A ruptured left Achilles tendon ended Canning’s 2025 season in June. To that point, he was in the midst of a renaissance campaign, the best of his six-year career. Overall, he posted a 3.77 ERA in 16 starts for the Mets, a linchpin to a rotation that emerged as the league’s best over the first several months of the 2025 season.

It was a remarkable turnaround for Canning who, just a year earlier, went 6-13 with a 5.19 ERA in 32 games (31 starts) for the Angels, allowing more earned runs (99) than any pitcher in the American League. Following the ‘24 season, the Angels traded Canning to the Braves for Jorge Soler in a de facto salary dump for Atlanta. The Braves promptly non-tendered the righty, making him a free agent. That’s when the Mets swooped in, taking a flier on a pitcher in need of a change of scenery and a second act.

With New York, Canning overhauled his repertoire. He re-tooled his slider and his changeup – adding more depth to each pitch – and leaned on them more often, sometimes even pitching “backward,” throwing offspeed pitches earlier in counts and using the fastball late. His slider is his best swing-and-miss offering, with a 33.5% whiff rate, while the opposition hit just .196 against his revamped changeup.

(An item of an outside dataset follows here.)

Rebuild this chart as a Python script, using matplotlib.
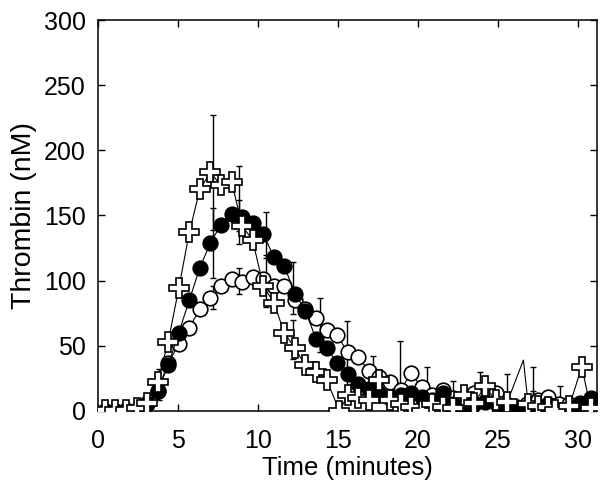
import numpy as np
import matplotlib.pyplot as plt

plt.rcParams['font.family'] = ['Liberation Sans', 'DejaVu Sans']

# sampling times (minutes) for the two circle curves
time_min = [0.44, 1.10, 1.76, 2.42, 3.08, 3.74, 4.40, 5.06, 5.72, 6.38,
            7.04, 7.70, 8.36, 9.02, 9.68, 10.34, 11.00, 11.66, 12.32, 12.98,
            13.64, 14.30, 14.96, 15.62, 16.28, 16.94, 17.60, 18.26, 18.92, 19.58,
            20.24, 20.90, 21.56, 22.22, 22.88, 23.54, 24.20, 24.86, 25.52, 26.18,
            26.84, 27.50, 28.16, 28.82, 29.48, 30.14, 30.80]
# cross curve times (one spike point without marker at 26.6)
time_cross = [0.44, 1.10, 1.76, 2.42, 3.08, 3.74, 4.40, 5.06, 5.72, 6.38,
              7.04, 7.70, 8.36, 9.02, 9.68, 10.34, 11.00, 11.66, 12.32, 12.98,
              13.64, 14.30, 15.10, 15.62, 16.28, 16.94, 17.60, 18.26, 18.92, 19.58,
              20.24, 20.90, 21.56, 22.22, 22.88, 23.54, 24.20, 24.86, 25.60, 26.60,
              26.90, 27.50, 28.16, 28.60, 29.48, 30.25, 30.80]

thrombin_filled = [0, 0, 1, 1, 6, 15, 35, 60, 85, 110,
                   129, 143, 151, 149, 144, 136, 118, 111, 90, 77,
                   55, 48, 37, 28, 21, 17, 13, 10, 12, 14,
                   11, 8, 14, 5, 1, 5, 7, 6, 2, 3,
                   0, 3, 5, 1, 2, 5, 10]

thrombin_open = [0, 0, 0, 1, 5, 15, 37, 51, 64, 78,
                 87, 96, 101, 99, 103, 101, 96, 96, 85, 78,
                 71, 62, 58, 45, 41, 31, 26, 22, 16, 29,
                 18, 12, 16, 10, 1, 14, 1, 14, 5, 0,
                 5, 8, 11, 5, 5, 6, 0]

thrombin_cross = [1, 1, 1, 2, 6, 22, 53, 94, 137, 170,
                  183, 173, 176, 142, 131, 96, 83, 60, 48, 35,
                  30, 24, 0, 12, 10, 8, 24, 8, 5, 3,
                  0, 5, 3, 2, 12, 6, 19, 8, 7, 39,
                  5, 4, 3, 1, 4, 34, 2]

# mean +/- SD bars
err_cross_t = [3.83, 7.17, 8.83, 12.17]
err_cross_mid = [20, 183, 158, 55]
err_cross_sd = [12, 44, 30, 15]

err_filled_t = [7.17, 8.83, 10.50, 12.17, 27.19]
err_filled_mid = [129, 150, 135, 94, 5]
err_filled_sd = [27, 12, 18, 20, 10]

err_open_t = [7.17, 8.83, 10.50, 13.88, 15.56, 17.19, 18.88, 20.56, 22.19,
              23.88, 25.56, 27.19, 28.88]
err_open_mid = [87, 100, 100, 66, 44, 30, 22, 18, 12, 12, 8, 8, 6]
err_open_sd = [9, 10, 20, 21, 25, 12, 32, 16, 11, 18, 20, 26, 13]

fig, ax = plt.subplots(figsize=(6, 4.88), dpi=100)
fig.subplots_adjust(left=0.163, right=0.995, bottom=0.158, top=0.959)

bar_style = dict(fmt='none', ecolor='black', elinewidth=1, capsize=2.5,
                 capthick=1, zorder=1)
ax.errorbar(err_open_t, err_open_mid, yerr=err_open_sd, **bar_style)
ax.errorbar(err_filled_t, err_filled_mid, yerr=err_filled_sd, **bar_style)
ax.errorbar(err_cross_t, err_cross_mid, yerr=err_cross_sd, **bar_style)

no_marker = [i for i in range(len(time_cross)) if i != 39]
ax.plot(time_min, thrombin_open, '-o', color='black', mfc='white', mec='black',
        ms=10.5, mew=1.2, lw=0.8, zorder=3)
ax.plot(time_min, thrombin_filled, '-o', color='black', mfc='black', mec='black',
        ms=10.5, mew=1.2, lw=0.8, zorder=4)
ax.plot(time_cross, thrombin_cross, '-P', color='black', mfc='white', mec='black',
        ms=15, mew=1.2, lw=0.8, markevery=no_marker, zorder=5)

ax.set_xlim(0, 31.2)
ax.set_ylim(0, 300)
ax.set_xticks([0, 5, 10, 15, 20, 25, 30])
ax.set_yticks([0, 50, 100, 150, 200, 250, 300])
ax.tick_params(direction='in', length=5, width=1, top=True, right=True,
               labelsize=18)
ax.tick_params(axis='x', pad=13)
ax.tick_params(axis='y', pad=8.5)
for s in ax.spines.values():
    s.set_linewidth(1.1)
ax.set_xlabel('Time (minutes)', fontsize=18.5, labelpad=2)
ax.set_ylabel('Thrombin (nM)', fontsize=20.5, labelpad=5)

fig.savefig('out.png')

While Canning allowed a lot of hard contact – his hard-hit rate (45.7%) was in the 11th percentile – he excelled at keeping the ball on the ground. He induced ground balls at a 51.6% clip, easily the highest rate of his career.

A second-round Draft pick by the Angels in 2017, Canning debuted with them in 2019 as a 22-year-old. He was the organization’s No. 2 prospect and No. 60 overall, per MLB Pipeline. But he never quite lived up to the hype in Anaheim, pitching to a 4.78 ERA across five seasons before being traded last November.

Entering his age-30 season, Canning profiles as a solid back-of-the-rotation arm, when healthy. He could miss the start of the 2026 season as he continues his recovery from the Achilles tear.